Türkiye ile Yunanistan arasında Lozan’da karşılaştırılan nüfus mübadelesi projesi de Naziler tarafından coşkuyla karşılanır. Bu sayede Türkler, tek ulus olmalarına engel olan Rumları bir güzel “kovacaktır”. Dolayısıyla Türkiye “bir ulusun yabancı unsurlarından arınmasının” mümkün olduğunu gösteren, fazlalıklarından mükemmelen “temizlenmiş” ideal bir ulus-devlet örneğidir. Bir başarı öyküsü anlatmak sevdasında olan Naziler yeni Türkiye devleti sınırlarında yaşamayı sürdüren oldukça büyük bir Kürt nüfus olduğunu görmezden gelir.
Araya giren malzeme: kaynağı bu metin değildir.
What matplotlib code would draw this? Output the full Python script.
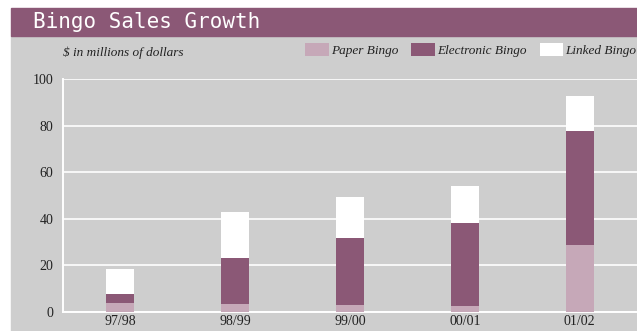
import matplotlib.pyplot as plt
import numpy as np
from matplotlib.patches import Rectangle

# Sales in millions of dollars, per fiscal year
years = ['97/98', '98/99', '99/00', '00/01', '01/02']
paper = [3.9, 3.3, 2.9, 2.4, 28.6]
electronic = [3.7, 20.0, 29.0, 36.0, 49.1]
linked = [10.7, 19.5, 17.3, 15.6, 14.9]
yticks = [0, 20, 40, 60, 80, 100]

PURPLE = '#8b5876'
PINK = '#c6a8b8'
GREY = '#cecece'

W, H = 637, 331
fig = plt.figure(figsize=(W / 100, H / 100), dpi=100)
fig.patch.set_facecolor('white')

# grey panel and purple title band
fig.patches.append(Rectangle((11 / W, 0), 1 - 11 / W, (H - 36) / H,
                             transform=fig.transFigure, color=GREY, zorder=-2))
fig.patches.append(Rectangle((11 / W, (H - 36) / H), 1 - 11 / W, 28 / H,
                             transform=fig.transFigure, color=PURPLE, zorder=-2))
fig.text(33 / W, (H - 22) / H, 'Bingo Sales Growth', color='white',
         family='DejaVu Sans Mono', fontsize=15, va='center', ha='left')

ax = fig.add_axes([63 / W, 19 / H, (W - 63) / W, 233 / H])
ax.set_facecolor(GREY)

x = np.arange(len(years))
bw = 0.245
paper_a = np.array(paper)
elec_a = np.array(electronic)
ax.bar(x, paper, bw, color=PINK, zorder=3, label='Paper Bingo')
ax.bar(x, electronic, bw, bottom=paper_a, color=PURPLE, zorder=3,
       label='Electronic Bingo')
ax.bar(x, linked, bw, bottom=paper_a + elec_a, color='white', zorder=3,
       label='Linked Bingo')

ax.set_xlim(-0.5, 4.5)
ax.set_ylim(0, 100)
ax.set_yticks(yticks)
ax.set_xticks(x)
ax.set_xticklabels(years)
ax.grid(axis='y', color='white', linewidth=1.2, zorder=1)
ax.set_axisbelow(True)
ax.tick_params(length=0, labelsize=10, colors='#222222')
ax.tick_params(axis='y', pad=7)
ax.tick_params(axis='x', pad=2)
for lab in ax.get_xticklabels() + ax.get_yticklabels():
    lab.set_family('Liberation Serif')
for side in ['top', 'right']:
    ax.spines[side].set_visible(False)
for side in ['left', 'bottom']:
    ax.spines[side].set_color('white')
    ax.spines[side].set_linewidth(1.4)

fig.text(63 / W, (H - 53) / H, '$ in millions of dollars', family='Liberation Serif',
         style='italic', fontsize=9.5, va='center', ha='left', color='#222222')

# legend along the subtitle row
handles, labels = ax.get_legend_handles_labels()
leg = fig.legend(handles, labels, loc='center right',
                 bbox_to_anchor=(1.0, (H - 50) / H), ncol=3, frameon=False,
                 prop={'family': 'Liberation Serif', 'style': 'italic', 'size': 9.5},
                 handlelength=1.8, handleheight=1.1, handletextpad=0.15,
                 columnspacing=1.0, borderaxespad=0.0, borderpad=0.05)
for t in leg.get_texts():
    t.set_color('#222222')

fig.savefig('out.png', dpi=100)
Tesadüfe bakın ki Türkiye devleti de Kürtlerin varlığını onyıllarca reddedecektir...
Stefan Ihrig’in hiç sorulmamış bir soru (Naziler Türkiye’den nasıl etkilenmişti?) ekseninde örülmüş hayranlık uyandırıcı çalışması, hem Türkiye hem Almanya bağlamında bugüne dek milliyetçilik kurguları üzerine yazılmış her şeyin yeniden gözden geçirilmesini zorunlu tutuyor. Dolayısıyla kitap, iki savaş arası döneme ait tarihyazımı açısından uzun yıllar “zorunlu okuma” listesinde kalacak bir başyapıt. Cihan Harbi sonrasında Almanya’da dinmek bilmeyen “Türk humması”na dair tek bir kitapta incelenmesi mümkün olmayan boyutta bilgi topladığını belirten çalışkan tarihçinin yeni yayınlarını dört gözle bekliyoruz.
***
Bu arada, ufak bir yayın notu. İngilizcesi 2014’te basıldığı andan itibaren Türkiye’de büyük ilgi uyandıran kitabın Türkçeye kısa süre içerisinde kazandırılmış olması elbette çok önemli. İlk baskının hemen tükenip, ikinci baskı yapılması da gerçek bir merak uyandığını doğruluyor. Öte yandan, üçüncü baskıdan önce yeni bir okuma yapılırsa hem sayıca çok fazla olan küçük hata düzeltilebilir hem de metnin dili daha akıcı bir hale getirilebilir kanaatindeyim. Kitabın orijinal ismi Nazi Muhayyilesinde Atatürk (Ataturk in the Nazi Imagination) iken, neden Naziler ve Atatürk şeklinde çevrildiği de ayrıca tartışılabilir.